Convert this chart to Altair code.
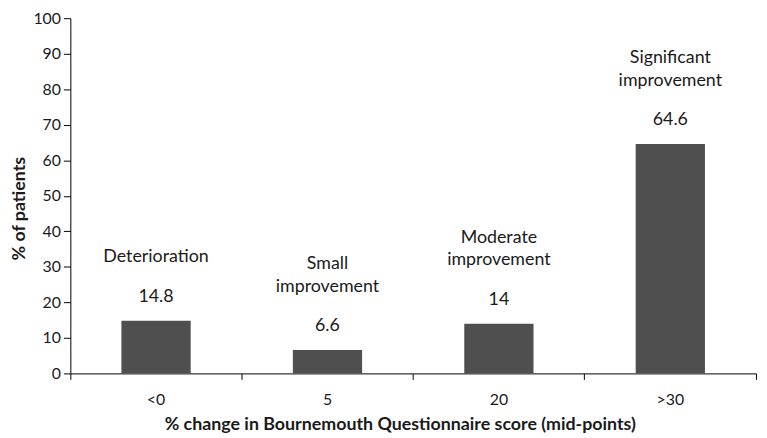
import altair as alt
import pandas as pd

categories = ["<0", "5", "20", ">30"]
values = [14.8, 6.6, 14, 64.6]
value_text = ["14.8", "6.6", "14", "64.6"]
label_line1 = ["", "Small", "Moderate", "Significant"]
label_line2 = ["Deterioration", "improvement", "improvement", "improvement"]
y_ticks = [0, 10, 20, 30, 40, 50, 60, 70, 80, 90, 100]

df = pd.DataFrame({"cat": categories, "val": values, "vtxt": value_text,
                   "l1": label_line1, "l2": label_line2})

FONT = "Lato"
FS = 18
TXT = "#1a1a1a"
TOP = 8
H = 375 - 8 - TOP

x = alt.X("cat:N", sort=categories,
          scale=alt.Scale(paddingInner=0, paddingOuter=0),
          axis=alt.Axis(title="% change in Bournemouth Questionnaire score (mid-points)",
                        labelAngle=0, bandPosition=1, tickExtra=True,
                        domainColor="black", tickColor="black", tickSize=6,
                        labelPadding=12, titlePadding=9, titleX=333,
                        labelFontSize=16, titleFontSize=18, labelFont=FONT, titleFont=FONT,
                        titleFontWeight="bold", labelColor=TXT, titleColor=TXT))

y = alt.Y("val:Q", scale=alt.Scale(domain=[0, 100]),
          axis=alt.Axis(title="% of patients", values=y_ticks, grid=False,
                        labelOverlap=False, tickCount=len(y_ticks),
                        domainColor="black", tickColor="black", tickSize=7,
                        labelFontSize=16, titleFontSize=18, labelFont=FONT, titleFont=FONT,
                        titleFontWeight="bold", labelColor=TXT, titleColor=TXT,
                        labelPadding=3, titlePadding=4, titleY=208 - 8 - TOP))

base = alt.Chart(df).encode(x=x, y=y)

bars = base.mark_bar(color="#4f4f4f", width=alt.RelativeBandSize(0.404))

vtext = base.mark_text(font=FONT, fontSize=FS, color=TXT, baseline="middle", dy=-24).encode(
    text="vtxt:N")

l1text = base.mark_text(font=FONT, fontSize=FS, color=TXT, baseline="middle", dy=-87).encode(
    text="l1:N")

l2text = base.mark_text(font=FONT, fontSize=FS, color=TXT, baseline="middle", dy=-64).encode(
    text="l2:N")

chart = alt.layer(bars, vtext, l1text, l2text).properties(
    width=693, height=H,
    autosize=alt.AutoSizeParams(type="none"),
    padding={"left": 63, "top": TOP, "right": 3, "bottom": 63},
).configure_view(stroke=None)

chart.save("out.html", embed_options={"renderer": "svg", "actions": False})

· · · ·

▸ **JOB**: Return only the lines from the start of the data through the line that contains "import pandas as pd", please, copying them exactly and omitting all pictures.

▸ **SOLUTION TO THIS EXERCISE**:
Convert this chart to Altair code.
import altair as alt
import pandas as pd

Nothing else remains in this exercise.